>> start Data section
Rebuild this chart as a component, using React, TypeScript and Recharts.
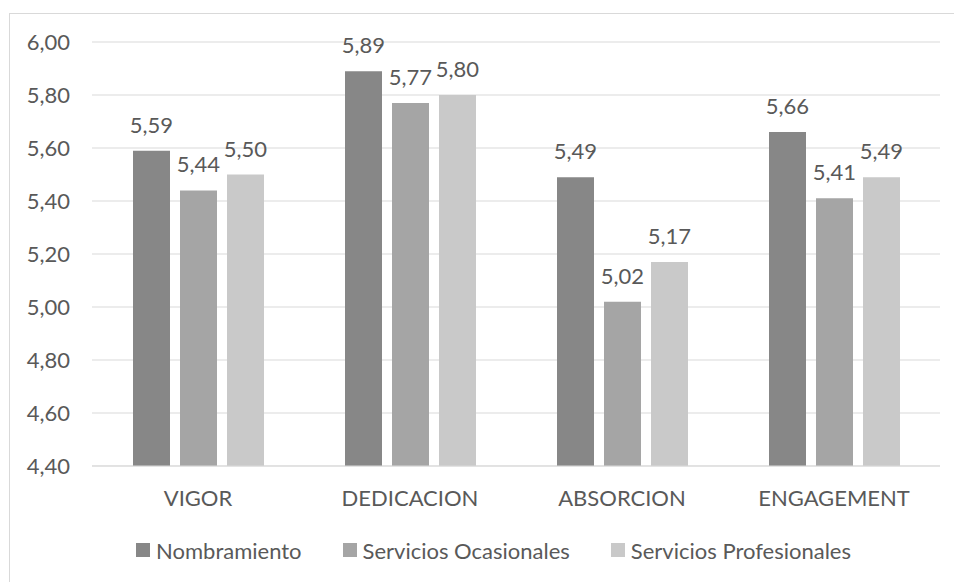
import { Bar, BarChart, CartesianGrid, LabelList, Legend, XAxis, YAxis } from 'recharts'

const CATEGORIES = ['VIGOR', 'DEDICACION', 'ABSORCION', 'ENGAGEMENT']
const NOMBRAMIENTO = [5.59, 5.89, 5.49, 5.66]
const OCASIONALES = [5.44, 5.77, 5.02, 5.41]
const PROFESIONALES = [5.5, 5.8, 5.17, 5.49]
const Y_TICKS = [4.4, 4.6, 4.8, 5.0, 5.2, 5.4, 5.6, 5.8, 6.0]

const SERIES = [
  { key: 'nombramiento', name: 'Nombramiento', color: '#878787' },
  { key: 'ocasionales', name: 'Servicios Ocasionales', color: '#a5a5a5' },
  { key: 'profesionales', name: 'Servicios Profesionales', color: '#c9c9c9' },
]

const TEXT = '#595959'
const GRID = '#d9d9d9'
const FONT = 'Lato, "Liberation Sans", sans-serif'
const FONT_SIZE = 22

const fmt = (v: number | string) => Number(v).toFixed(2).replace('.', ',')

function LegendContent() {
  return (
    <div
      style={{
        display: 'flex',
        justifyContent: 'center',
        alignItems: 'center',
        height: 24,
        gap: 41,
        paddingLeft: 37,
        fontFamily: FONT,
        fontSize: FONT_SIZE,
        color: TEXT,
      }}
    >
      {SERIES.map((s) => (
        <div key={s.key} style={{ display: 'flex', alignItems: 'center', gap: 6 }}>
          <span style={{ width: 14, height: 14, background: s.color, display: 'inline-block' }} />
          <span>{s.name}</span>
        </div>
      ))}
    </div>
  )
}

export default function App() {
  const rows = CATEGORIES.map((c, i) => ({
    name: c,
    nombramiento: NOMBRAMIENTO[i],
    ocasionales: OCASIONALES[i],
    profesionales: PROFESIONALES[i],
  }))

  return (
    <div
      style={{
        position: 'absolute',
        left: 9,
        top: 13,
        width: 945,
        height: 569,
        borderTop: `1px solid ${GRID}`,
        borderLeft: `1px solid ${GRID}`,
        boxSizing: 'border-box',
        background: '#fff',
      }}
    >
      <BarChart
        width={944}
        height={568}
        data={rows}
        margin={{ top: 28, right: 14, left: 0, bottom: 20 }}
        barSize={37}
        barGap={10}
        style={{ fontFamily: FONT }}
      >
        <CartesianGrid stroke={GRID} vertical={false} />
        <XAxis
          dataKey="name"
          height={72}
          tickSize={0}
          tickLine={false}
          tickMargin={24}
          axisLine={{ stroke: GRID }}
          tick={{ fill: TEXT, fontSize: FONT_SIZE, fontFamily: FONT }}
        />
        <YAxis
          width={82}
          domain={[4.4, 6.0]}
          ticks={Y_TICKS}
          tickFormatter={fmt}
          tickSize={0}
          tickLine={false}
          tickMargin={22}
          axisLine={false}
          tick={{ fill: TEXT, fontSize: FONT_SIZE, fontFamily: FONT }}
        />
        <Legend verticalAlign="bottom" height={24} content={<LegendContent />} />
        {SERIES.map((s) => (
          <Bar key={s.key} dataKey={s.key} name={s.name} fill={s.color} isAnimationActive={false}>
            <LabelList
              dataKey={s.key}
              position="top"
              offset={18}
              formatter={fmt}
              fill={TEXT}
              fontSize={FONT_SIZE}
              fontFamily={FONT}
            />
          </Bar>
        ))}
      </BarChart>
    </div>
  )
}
>> end Data section
- **Directive**: Quote the full listing above word for word; exclude every picture from the copy.

- **Result of the exercise**:
Rebuild this chart as a component, using React, TypeScript and Recharts.
import { Bar, BarChart, CartesianGrid, LabelList, Legend, XAxis, YAxis } from 'recharts'

const CATEGORIES = ['VIGOR', 'DEDICACION', 'ABSORCION', 'ENGAGEMENT']
const NOMBRAMIENTO = [5.59, 5.89, 5.49, 5.66]
const OCASIONALES = [5.44, 5.77, 5.02, 5.41]
const PROFESIONALES = [5.5, 5.8, 5.17, 5.49]
const Y_TICKS = [4.4, 4.6, 4.8, 5.0, 5.2, 5.4, 5.6, 5.8, 6.0]

const SERIES = [
  { key: 'nombramiento', name: 'Nombramiento', color: '#878787' },
  { key: 'ocasionales', name: 'Servicios Ocasionales', color: '#a5a5a5' },
  { key: 'profesionales', name: 'Servicios Profesionales', color: '#c9c9c9' },
]

const TEXT = '#595959'
const GRID = '#d9d9d9'
const FONT = 'Lato, "Liberation Sans", sans-serif'
const FONT_SIZE = 22

const fmt = (v: number | string) => Number(v).toFixed(2).replace('.', ',')

function LegendContent() {
  return (
    <div
      style={{
        display: 'flex',
        justifyContent: 'center',
        alignItems: 'center',
        height: 24,
        gap: 41,
        paddingLeft: 37,
        fontFamily: FONT,
        fontSize: FONT_SIZE,
        color: TEXT,
      }}
    >
      {SERIES.map((s) => (
        <div key={s.key} style={{ display: 'flex', alignItems: 'center', gap: 6 }}>
          <span style={{ width: 14, height: 14, background: s.color, display: 'inline-block' }} />
          <span>{s.name}</span>
        </div>
      ))}
    </div>
  )
}

export default function App() {
  const rows = CATEGORIES.map((c, i) => ({
    name: c,
    nombramiento: NOMBRAMIENTO[i],
    ocasionales: OCASIONALES[i],
    profesionales: PROFESIONALES[i],
  }))

  return (
    <div
      style={{
        position: 'absolute',
        left: 9,
        top: 13,
        width: 945,
        height: 569,
        borderTop: `1px solid ${GRID}`,
        borderLeft: `1px solid ${GRID}`,
        boxSizing: 'border-box',
        background: '#fff',
      }}
    >
      <BarChart
        width={944}
        height={568}
        data={rows}
        margin={{ top: 28, right: 14, left: 0, bottom: 20 }}
        barSize={37}
        barGap={10}
        style={{ fontFamily: FONT }}
      >
        <CartesianGrid stroke={GRID} vertical={false} />
        <XAxis
          dataKey="name"
          height={72}
          tickSize={0}
          tickLine={false}
          tickMargin={24}
          axisLine={{ stroke: GRID }}
          tick={{ fill: TEXT, fontSize: FONT_SIZE, fontFamily: FONT }}
        />
        <YAxis
          width={82}
          domain={[4.4, 6.0]}
          ticks={Y_TICKS}
          tickFormatter={fmt}
          tickSize={0}
          tickLine={false}
          tickMargin={22}
          axisLine={false}
          tick={{ fill: TEXT, fontSize: FONT_SIZE, fontFamily: FONT }}
        />
        <Legend verticalAlign="bottom" height={24} content={<LegendContent />} />
        {SERIES.map((s) => (
          <Bar key={s.key} dataKey={s.key} name={s.name} fill={s.color} isAnimationActive={false}>
            <LabelList
              dataKey={s.key}
              position="top"
              offset={18}
              formatter={fmt}
              fill={TEXT}
              fontSize={FONT_SIZE}
              fontFamily={FONT}
            />
          </Bar>
        ))}
      </BarChart>
    </div>
  )
}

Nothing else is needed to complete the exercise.